The Indian Navy says it has saved over $28 million (about ₹200 crore) in a swift and on-time sail home of Kilo-class submarine INS Sindhukesari following a 27-month medium refit program at Russia’s Zvezdochka shipyard.
The submarine reached the Mumbai port yesterday on a roll-on/roll-off ship, and is now back at its berth in the naval dockyard. Livefist learns that a cost-saving mechanism that included a combination of judicious life cycle downtime, logistical economies in terms of man hours, port calls and the use of machinery all translated into the savings the navy now hopes to apply across such voyages.
INS Sindhukesari reached Russia’s Severodvinsk in late 2016 after being transported on a heavy barge. India had first expressed interest in having the submarine’s life extended in September 2013 at which time it asked Russia to conduct a repair determination. Indian finally signed on in 2015 to have the submarine go through a medium refit and life certification process at a cost of ₹1197 crore.
If the navy’s savings arithmetic is accurate, it has managed to accrue in savings over 16% of its expenditure on the refit itself — no small feat, and a major gain as budgetary pressures increase with each passing year.
INS Sindhukesari is one of four Kilo-class boats selected for medium refit between Zvezdochka and its Indian partner L&T. The others are INS Sindhuraj, INS Sindhuratna and the lead ship of the class in Indian service, INS Sindhughosh. The Indian Navy has 9 Kilo-class boats left after it lost one, INS Sindhurakshak, to a massive explosion in dock in August 2013 — just a month before the navy pushed ahead with the Sindhukesari refit plan.
The Indian Navy’s submarine arm has been in a precarious situation for years now, with things only recently looking up. In December 2017, the Indian Navy commissioned the Scorpene-class INS Kalvari into service, its first conventional submarine in near two decades. The last conventional submarine to join the force was the final Kilo-class INS Sindhurashtra in 2000. Two more Scorpene-class boats — Khanderi and Karanj — are expected to join the navy this year.

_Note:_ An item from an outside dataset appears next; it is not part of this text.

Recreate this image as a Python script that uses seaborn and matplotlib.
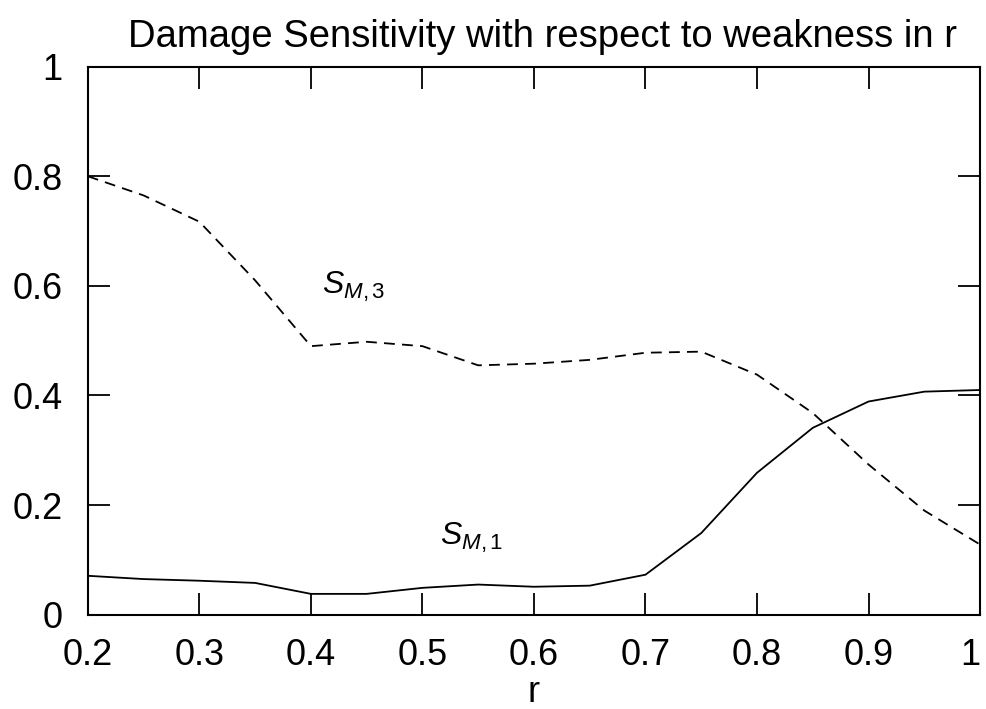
import pandas as pd
import matplotlib
matplotlib.use("Agg")
import matplotlib.pyplot as plt
import seaborn as sns

r_values = [0.2, 0.25, 0.3, 0.35, 0.4, 0.45, 0.5, 0.55, 0.6, 0.65, 0.7, 0.75, 0.8, 0.85, 0.9, 0.95, 1.0]
s_m1 = [0.071, 0.065, 0.062, 0.058, 0.038, 0.038, 0.049, 0.055, 0.051, 0.053, 0.073, 0.149, 0.259, 0.341, 0.389, 0.407, 0.41]
s_m3 = [0.80, 0.765, 0.717, 0.61, 0.49, 0.498, 0.49, 0.455, 0.458, 0.465, 0.478, 0.48, 0.438, 0.368, 0.274, 0.19, 0.128]
x_ticks = [0.2, 0.3, 0.4, 0.5, 0.6, 0.7, 0.8, 0.9, 1.0]
x_tick_labels = ["0.2", "0.3", "0.4", "0.5", "0.6", "0.7", "0.8", "0.9", "1"]
y_ticks = [0, 0.2, 0.4, 0.6, 0.8, 1.0]
y_tick_labels = ["0", "0.2", "0.4", "0.6", "0.8", "1"]


def main():
    sns.set_style("ticks")
    plt.rcParams["font.family"] = ["Liberation Sans", "DejaVu Sans"]
    plt.rcParams["mathtext.fontset"] = "custom"
    plt.rcParams["mathtext.it"] = "Liberation Sans:italic"
    plt.rcParams["mathtext.rm"] = "Liberation Sans"
    plt.rcParams["text.color"] = "black"

    df = pd.DataFrame({"r": r_values, "s1": s_m1, "s3": s_m3})

    fig = plt.figure(figsize=(9.87, 7.09), dpi=100)
    ax = fig.add_axes([0.089, 0.133, 0.904, 0.773])

    sns.lineplot(data=df, x="r", y="s3", ax=ax, color="black", linewidth=1.3)
    ax.lines[-1].set_dashes([6, 4])
    sns.lineplot(data=df, x="r", y="s1", ax=ax, color="black", linewidth=1.3)

    ax.set_xlim(0.2, 1.0)
    ax.set_ylim(0, 1)
    ax.set_xticks(x_ticks)
    ax.set_xticklabels(x_tick_labels)
    ax.set_yticks(y_ticks)
    ax.set_yticklabels(y_tick_labels)
    ax.tick_params(direction="in", length=16, width=1.3, labelsize=26,
                   top=True, right=True, colors="black")
    ax.tick_params(axis="x", pad=17)
    ax.tick_params(axis="y", pad=18)
    ax.get_xticklabels()[-1].set_horizontalalignment("right")
    for s in ax.spines.values():
        s.set_linewidth(1.5)
        s.set_color("black")

    ax.set_xlabel("r", fontsize=26, labelpad=1, color="black")
    ax.set_ylabel("")
    ax.set_title("Damage Sensitivity with respect to weakness in r",
                 fontsize=27.5, pad=14, color="black", x=0.51)

    ax.text(0.41, 0.585, r"$S_{M,3}$", fontsize=23)
    ax.text(0.516, 0.128, r"$S_{M,1}$", fontsize=23)

    fig.savefig("out.png", dpi=100, facecolor="white")


if __name__ == "__main__":
    main()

The Indian Navy’s long delayed plans for a second Indian submarine production line recently moved a step forward with the Indian MoD providing official sanction for the Project 75-India program that seeks to build 6 competitively-chosen submarines in India under the Strategic Partnership model. Russia’s Amur 1650, am evolution forward from the Kilo-class, will compete alongside the Swedish A26, German Type 214 and an improved version of the existing Naval Group Scorpene.